# NA KA24DE questions



## FudomYo (Jul 22, 2005)

I have a 1992 240sx with a tired engine (219k miles) and I am considering an engine rebuild or swap. If I swap I want to stay NA. I basically have two questions for you guys. Is it cheaper to get more life out of my KA24de by replacing internals? Or to buy a lower mileage KA24DE and swap it out?
Also any links or referrences to where I could find inexpensive KA24DE engines or internals (such as cams, pistons etc.) Would be greatly appreciated. I am a college student and this is my daily driver, so I do not need a hot rod but would like a little more power if at all possible. My budget is around $1500 and I know that is not a lot but I would like to extend the life of my car as long as possible with it. Thanks


----------



## thedaddies (Sep 29, 2003)

Cheaper to do a stock swap...than rebuild.

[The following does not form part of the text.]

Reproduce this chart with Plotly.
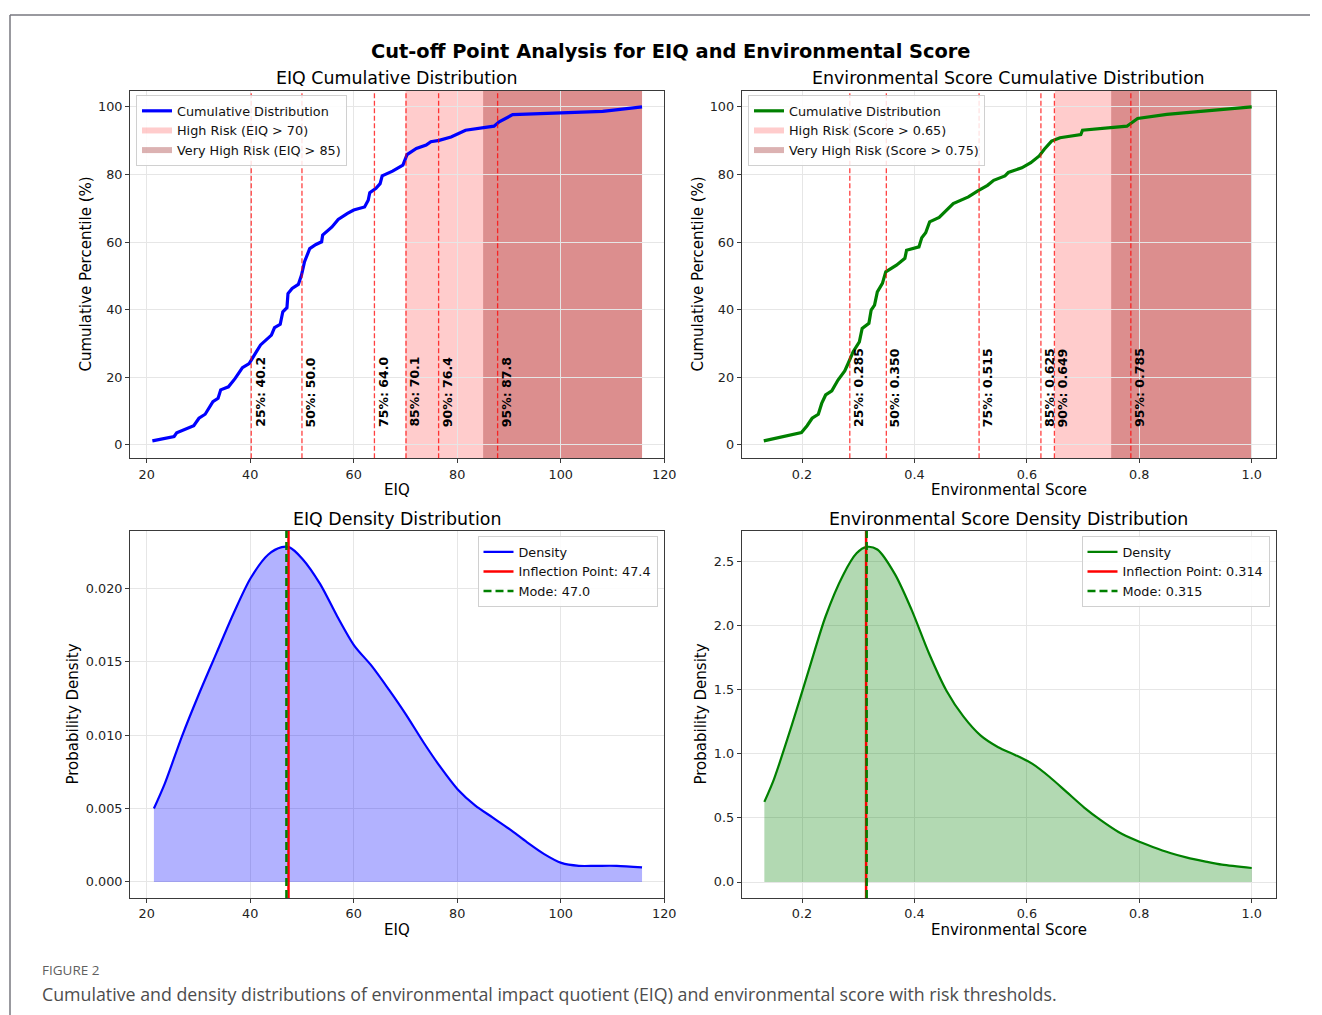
import plotly.graph_objects as go

W, H = 1322, 1015
W_EFF = 1310  # effective horizontal extent observed in the rendered page

# ---------------- data ----------------
eiq_cdf_x = [21.1, 25.3, 25.8, 29.1, 30.1, 31.3, 32.8, 33.8, 34.3, 35.8, 37.1, 38.5, 39.8, 40.8,
             42.0, 44.1, 44.7, 45.8, 46.3, 47.1, 47.3, 48.1, 49.3, 49.9, 50.5, 51.5, 52.7, 53.8,
             54.0, 55.8, 57.0, 58.8, 60.0, 62.1, 62.8, 63.1, 64.3, 65.1, 65.5, 67.5, 69.5, 70.3,
             72.1, 74.0, 74.9, 76.5, 78.8, 81.6, 87.1, 88.1, 90.7, 108.1, 115.7]
eiq_cdf_y = [1.2, 2.5, 3.6, 5.7, 7.9, 9.1, 12.8, 13.8, 16.3, 17.2, 19.7, 22.9, 24.1, 26.6,
             29.6, 32.5, 34.7, 35.7, 39.4, 40.6, 44.8, 46.3, 47.5, 50.2, 54.2, 58.1, 59.3, 60.1,
             62.1, 64.5, 66.7, 68.5, 69.5, 70.4, 72.4, 74.6, 75.9, 77.3, 79.6, 81.0, 82.8, 85.9,
             87.7, 88.7, 89.7, 90.1, 91.1, 93.1, 94.3, 95.6, 97.7, 98.7, 100.0]

score_cdf_x = [0.132, 0.199, 0.209, 0.218, 0.229, 0.235, 0.242, 0.253, 0.264, 0.276, 0.282,
               0.291, 0.302, 0.307, 0.319, 0.323, 0.329, 0.334, 0.343, 0.349, 0.368, 0.383,
               0.386, 0.408, 0.413, 0.420, 0.427, 0.444, 0.469, 0.496, 0.512, 0.530, 0.541,
               0.561, 0.567, 0.591, 0.607, 0.622, 0.631, 0.644, 0.659, 0.696, 0.699, 0.778,
               0.797, 0.849, 1.000]
score_cdf_y = [1.2, 3.7, 5.7, 7.9, 9.1, 12.3, 14.8, 16.0, 19.2, 21.9, 24.1,
               27.6, 30.5, 34.5, 36.0, 39.9, 41.4, 45.3, 47.8, 51.2, 53.2, 55.2,
               57.6, 58.6, 61.3, 62.8, 66.0, 67.3, 71.4, 73.4, 75.1, 76.8, 78.3,
               79.6, 80.6, 82.0, 83.5, 85.5, 87.5, 89.9, 90.9, 91.8, 93.1, 94.3,
               96.6, 97.8, 100.0]

eiq_dens_x = [21.4, 23.5, 26.8, 30.1, 33.5, 36.8, 40.1, 43.5, 46.1, 47.5, 50.1, 53.5, 56.8,
              60.1, 63.5, 66.8, 70.1, 73.5, 76.8, 80.1, 83.5, 86.8, 90.1, 93.5, 96.8, 100.1,
              103.5, 106.8, 110.8, 115.7]
eiq_dens_y = [0.0050, 0.0067, 0.0099, 0.0128, 0.0156, 0.0183, 0.0207, 0.0223, 0.0228, 0.0228,
              0.0220, 0.0203, 0.0181, 0.0161, 0.0147, 0.0131, 0.0114, 0.0095, 0.0078, 0.0063,
              0.0052, 0.0044, 0.0036, 0.0027, 0.0019, 0.0013, 0.0011, 0.0011, 0.0011, 0.0010]

score_dens_x = [0.133, 0.150, 0.181, 0.212, 0.242, 0.273, 0.297, 0.315, 0.334, 0.365, 0.395,
                0.426, 0.457, 0.487, 0.518, 0.549, 0.579, 0.610, 0.640, 0.671, 0.702, 0.732,
                0.763, 0.794, 0.824, 0.855, 0.885, 0.916, 0.947, 1.000]
score_dens_y = [0.624, 0.80, 1.21, 1.65, 2.07, 2.39, 2.56, 2.61, 2.59, 2.40, 2.12,
                1.78, 1.49, 1.29, 1.14, 1.05, 0.99, 0.92, 0.82, 0.70, 0.58, 0.48,
                0.39, 0.325, 0.273, 0.226, 0.190, 0.161, 0.135, 0.109]

pct_levels = [25, 50, 75, 85, 90, 95]
eiq_pct_values = [40.2, 50.0, 64.0, 70.1, 76.4, 87.8]
score_pct_values = [0.285, 0.350, 0.515, 0.625, 0.649, 0.785]

eiq_thresholds = [70, 85]
score_thresholds = [0.65, 0.75]

eiq_inflection, eiq_mode = 47.4, 47.0
score_inflection, score_mode = 0.314, 0.315

eiq_ticks = [20, 40, 60, 80, 100, 120]
score_ticks = [0.2, 0.4, 0.6, 0.8, 1.0]
cdf_ticks = [0, 20, 40, 60, 80, 100]
eiq_dens_ticks = [0.000, 0.005, 0.010, 0.015, 0.020]
score_dens_ticks = [0.0, 0.5, 1.0, 1.5, 2.0, 2.5]

# ---------------- styling helpers ----------------
FONT = "DejaVu Sans"


def px(x):
    return x / W_EFF


def py(y):
    return 1 - y / H


dom_L = [px(130), px(664.3)]
dom_R = [px(741.7), px(1276)]
dom_T = [py(458.3), py(90.7)]
dom_B = [py(898), py(531)]

axis_common = dict(
    showgrid=True, gridcolor="#e6e6e6", gridwidth=1, zeroline=False,
    showline=True, linecolor="#3a3a3a", linewidth=1, mirror=True,
    ticks="outside", ticklen=4, tickwidth=1, tickcolor="#3a3a3a",
    tickfont=dict(family=FONT, size=12.8, color="#222222"),
)

HIGH_FILL = "rgba(255,0,0,0.2)"
VHIGH_FILL = "rgba(139,0,0,0.3)"
PCT_LINE = "rgba(255,0,0,0.75)"

fig = go.Figure()

# ---------- top-left: EIQ cumulative ----------
fig.add_trace(go.Scatter(x=eiq_cdf_x, y=eiq_cdf_y, mode="lines", name="Cumulative Distribution",
                         line=dict(color="blue", width=3.2), xaxis="x", yaxis="y", legend="legend"))
fig.add_trace(go.Scatter(x=[None], y=[None], mode="none", fill="toself", fillcolor=HIGH_FILL,
                         name=f"High Risk (EIQ > {eiq_thresholds[0]})", xaxis="x", yaxis="y", legend="legend"))
fig.add_trace(go.Scatter(x=[None], y=[None], mode="none", fill="toself", fillcolor=VHIGH_FILL,
                         name=f"Very High Risk (EIQ > {eiq_thresholds[1]})", xaxis="x", yaxis="y", legend="legend"))

# ---------- top-right: Score cumulative ----------
fig.add_trace(go.Scatter(x=score_cdf_x, y=score_cdf_y, mode="lines", name="Cumulative Distribution",
                         line=dict(color="green", width=3.2), xaxis="x2", yaxis="y2", legend="legend2"))
fig.add_trace(go.Scatter(x=[None], y=[None], mode="none", fill="toself", fillcolor=HIGH_FILL,
                         name=f"High Risk (Score > {score_thresholds[0]})", xaxis="x2", yaxis="y2", legend="legend2"))
fig.add_trace(go.Scatter(x=[None], y=[None], mode="none", fill="toself", fillcolor=VHIGH_FILL,
                         name=f"Very High Risk (Score > {score_thresholds[1]})", xaxis="x2", yaxis="y2", legend="legend2"))

# ---------- bottom-left: EIQ density ----------
fig.add_trace(go.Scatter(x=eiq_dens_x, y=eiq_dens_y, mode="none", showlegend=False,
                         line=dict(shape="spline", smoothing=0.8),
                         fill="tozeroy", fillcolor="rgba(0,0,255,0.3)", xaxis="x3", yaxis="y3"))
fig.add_trace(go.Scatter(x=eiq_dens_x, y=eiq_dens_y, mode="lines", name="Density",
                         line=dict(color="blue", width=2.2, shape="spline", smoothing=0.8),
                         xaxis="x3", yaxis="y3", legend="legend3"))
fig.add_trace(go.Scatter(x=[None], y=[None], mode="lines", name=f"Inflection Point: {eiq_inflection:.1f}",
                         line=dict(color="red", width=2.5), xaxis="x3", yaxis="y3", legend="legend3"))
fig.add_trace(go.Scatter(x=[None], y=[None], mode="lines", name=f"Mode: {eiq_mode:.1f}",
                         line=dict(color="green", width=2.5, dash="8px,4px"), xaxis="x3", yaxis="y3", legend="legend3"))

# ---------- bottom-right: Score density ----------
fig.add_trace(go.Scatter(x=score_dens_x, y=score_dens_y, mode="none", showlegend=False,
                         line=dict(shape="spline", smoothing=0.8),
                         fill="tozeroy", fillcolor="rgba(0,128,0,0.3)", xaxis="x4", yaxis="y4"))
fig.add_trace(go.Scatter(x=score_dens_x, y=score_dens_y, mode="lines", name="Density",
                         line=dict(color="green", width=2.2, shape="spline", smoothing=0.8),
                         xaxis="x4", yaxis="y4", legend="legend4"))
fig.add_trace(go.Scatter(x=[None], y=[None], mode="lines", name=f"Inflection Point: {score_inflection:.3f}",
                         line=dict(color="red", width=2.5), xaxis="x4", yaxis="y4", legend="legend4"))
fig.add_trace(go.Scatter(x=[None], y=[None], mode="lines", name=f"Mode: {score_mode:.3f}",
                         line=dict(color="green", width=2.5, dash="8px,4px"), xaxis="x4", yaxis="y4", legend="legend4"))

shapes = []
annotations = []

# risk spans
for xr, yr, thr, xmax in [("x", "y domain", eiq_thresholds, max(eiq_cdf_x)),
                          ("x2", "y2 domain", score_thresholds, max(score_cdf_x))]:
    shapes.append(dict(type="rect", xref=xr, yref=yr, x0=thr[0], x1=xmax, y0=0, y1=1,
                       fillcolor=HIGH_FILL, line=dict(width=0), layer="below"))
    shapes.append(dict(type="rect", xref=xr, yref=yr, x0=thr[1], x1=xmax, y0=0, y1=1,
                       fillcolor=VHIGH_FILL, line=dict(width=0), layer="below"))

# percentile lines and labels
for xr, yr, vals, fmt in [("x", "y", eiq_pct_values, "{:.1f}"), ("x2", "y2", score_pct_values, "{:.3f}")]:
    for p, v in zip(pct_levels, vals):
        shapes.append(dict(type="line", xref=xr, yref=yr + " domain", x0=v, x1=v, y0=0, y1=1,
                           line=dict(color=PCT_LINE, width=1.3, dash="5px,2.5px"), layer="above"))
        annotations.append(dict(x=v, y=5, xref=xr, yref=yr, text=f"{p}%: " + fmt.format(v),
                                textangle=-90, xanchor="left", yanchor="bottom", showarrow=False,
                                font=dict(family=FONT, size=12.5, color="black", weight="bold"),
                                borderpad=0))

# inflection / mode lines
for xr, yr, infl, mode in [("x3", "y3 domain", eiq_inflection, eiq_mode),
                           ("x4", "y4 domain", score_inflection, score_mode)]:
    shapes.append(dict(type="line", xref=xr, yref=yr, x0=infl, x1=infl, y0=0, y1=1,
                       line=dict(color="red", width=2.5), layer="above"))
    shapes.append(dict(type="line", xref=xr, yref=yr, x0=mode, x1=mode, y0=0, y1=1,
                       line=dict(color="green", width=2.5, dash="8px,4px"), layer="above"))

# page frame (journal figure border)
shapes.append(dict(type="line", xref="paper", yref="paper", x0=px(10), x1=1, y0=py(15), y1=py(15),
                   line=dict(color="#77777f", width=1.5)))
shapes.append(dict(type="line", xref="paper", yref="paper", x0=px(10), x1=px(10), y0=py(15), y1=0,
                   line=dict(color="#77777f", width=1.5)))


def text_ann(text, x, y, size, bold=False, angle=0, family=FONT, color="black", xanchor="center"):
    return dict(text=text, x=px(x), y=py(y), xref="paper", yref="paper", showarrow=False,
                xanchor=xanchor, yanchor="middle", textangle=angle,
                font=dict(family=family, size=size, color=color, weight="bold" if bold else "normal"))


annotations += [
    text_ann("Cut-off Point Analysis for EIQ and Environmental Score", 671, 51, 19.4, bold=True),
    text_ann("EIQ Cumulative Distribution", 397, 78, 17.4),
    text_ann("Environmental Score Cumulative Distribution", 1008.5, 78, 17.4),
    text_ann("EIQ Density Distribution", 397, 519, 17.4),
    text_ann("Environmental Score Density Distribution", 1008.5, 519, 17.4),
    text_ann("EIQ", 397, 490, 15),
    text_ann("Environmental Score", 1008.5, 490, 15),
    text_ann("EIQ", 397, 930, 15),
    text_ann("Environmental Score", 1008.5, 930, 15),
    text_ann("Cumulative Percentile (%)", 85, 274.5, 15, angle=-90),
    text_ann("Cumulative Percentile (%)", 697, 274.5, 15, angle=-90),
    text_ann("Probability Density", 72, 714.5, 15, angle=-90),
    text_ann("Probability Density", 700, 714.5, 15, angle=-90),
    text_ann("FIGURE 2", 40, 970, 13.5, family="Open Sans", color="#5f5f5f", xanchor="left"),
    text_ann("Cumulative and density distributions of environmental impact quotient (EIQ) and "
             "environmental score with risk thresholds.", 40, 994, 17.8, family="Open Sans",
             color="#4d4d4d", xanchor="left"),
]

legend_common = dict(bgcolor="rgba(255,255,255,0.85)", bordercolor="#d0d0d0", borderwidth=1,
                     font=dict(family=FONT, size=12.8, color="#111111"), itemwidth=30,
                     tracegroupgap=0)

fig.update_layout(
    width=W, height=H, autosize=False,
    margin=dict(l=0, r=0, t=0, b=0, pad=0),
    paper_bgcolor="white", plot_bgcolor="white",
    showlegend=True,
    xaxis=dict(axis_common, domain=dom_L, anchor="y", range=[16.78, 120], tickvals=eiq_ticks),
    yaxis=dict(axis_common, domain=dom_T, anchor="x", range=[-3.94, 104.8], tickvals=cdf_ticks),
    xaxis2=dict(axis_common, domain=dom_R, anchor="y2", range=[0.0927, 1.0432], tickvals=score_ticks,
                tickformat=".1f"),
    yaxis2=dict(axis_common, domain=dom_T, anchor="x2", range=[-3.94, 104.8], tickvals=cdf_ticks),
    xaxis3=dict(axis_common, domain=dom_L, anchor="y3", range=[16.78, 120], tickvals=eiq_ticks),
    yaxis3=dict(axis_common, domain=dom_B, anchor="x3", range=[-0.00109, 0.0239], tickvals=eiq_dens_ticks,
                tickformat=".3f"),
    xaxis4=dict(axis_common, domain=dom_R, anchor="y4", range=[0.0927, 1.0432], tickvals=score_ticks,
                tickformat=".1f"),
    yaxis4=dict(axis_common, domain=dom_B, anchor="x4", range=[-0.1246, 2.734], tickvals=score_dens_ticks,
                tickformat=".1f"),
    legend=dict(legend_common, x=px(136), y=py(95), xanchor="left", yanchor="top"),
    legend2=dict(legend_common, x=px(748), y=py(95), xanchor="left", yanchor="top"),
    legend3=dict(legend_common, x=px(657.5), y=py(536), xanchor="right", yanchor="top"),
    legend4=dict(legend_common, x=px(1269.5), y=py(536), xanchor="right", yanchor="top"),
    shapes=shapes,
    annotations=annotations,
)

fig.write_html("out.html", config={"responsive": False})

I'm not all that impressed with bolt ons on most motors. Just seems like a waste of money for gaining so little power. Again just my opinion.


----------



## scrub brush (Dec 31, 2002)

You can do quite a lot with 1500 bucks. To start, pull the engine out, check the block, maybe put in some higher compression pistons, new bearings and rings. JWT has cams for that, which would be a good investment. Ceramic coating on the pistons might be good, while you have the block apart. Then, the usual intake/header/exhaust and you should have a fun car.


----------



## crazy2002mexican (May 21, 2003)

just buy another block and save your money for something else, this motor isnt the greatest N/A, KA-T is where its @


----------



## FudomYo (Jul 22, 2005)

Yeah I was kinda thinking the same thing sa you scrub brush. However I am not very mechanically inclined shall we say. The extent of my knowloedge about cars is I know how to change brakes, most gaskets, and tune ups. So my Noob question for you is, if i replace stock cams, pistons, exhaust and headers with upgrades, would that be the same as an engine rebuild (on steroids)? Again my main concern is reliability since this will be my daily driver car, but ofcourse i would like a little more power


----------



## dkdeleon (Jul 28, 2005)

I would swap out motors.
you can get a 96-97 motor and swap it with your 92.
all you have to do is remove the intake from the 96-97 or98 and
replace it with your 92 intake, this way you dont need to change ecu or wireing harness,plus its easy to find a low mile 96-98


----------



## Shifter (May 25, 2005)

alot of people are swaping to sr20det motors, meaning there are alot of ka24de motors that need a new home. i would ask around at home, finding people that did an SR swap, see who has a lonely KA.


----------



## J_Feicht (Aug 16, 2005)

scrub brush said:


> maybe put in some higher compression pistons


If you're trying to keep this engine reliable and a good daily driver you might not want to jack up the compression too much. especially if you're not positive what kind of shape your engine is in. you can do some damage if you start to experience some early detonation issues because of the increase pressure. plus the high compression puts extra stress on the engine (than again, so does any power increase) and that takes away from reliability.

-just a thought


----------



## Matt93SE (Sep 17, 2003)

you should be able to pick up an S14 KA for $200-450 in most places. they're pretty cheap since there are tons of 240s getting wrecked (stupid drifter wannabes!) and SR swaps and such. there are tons around if you look around.


----------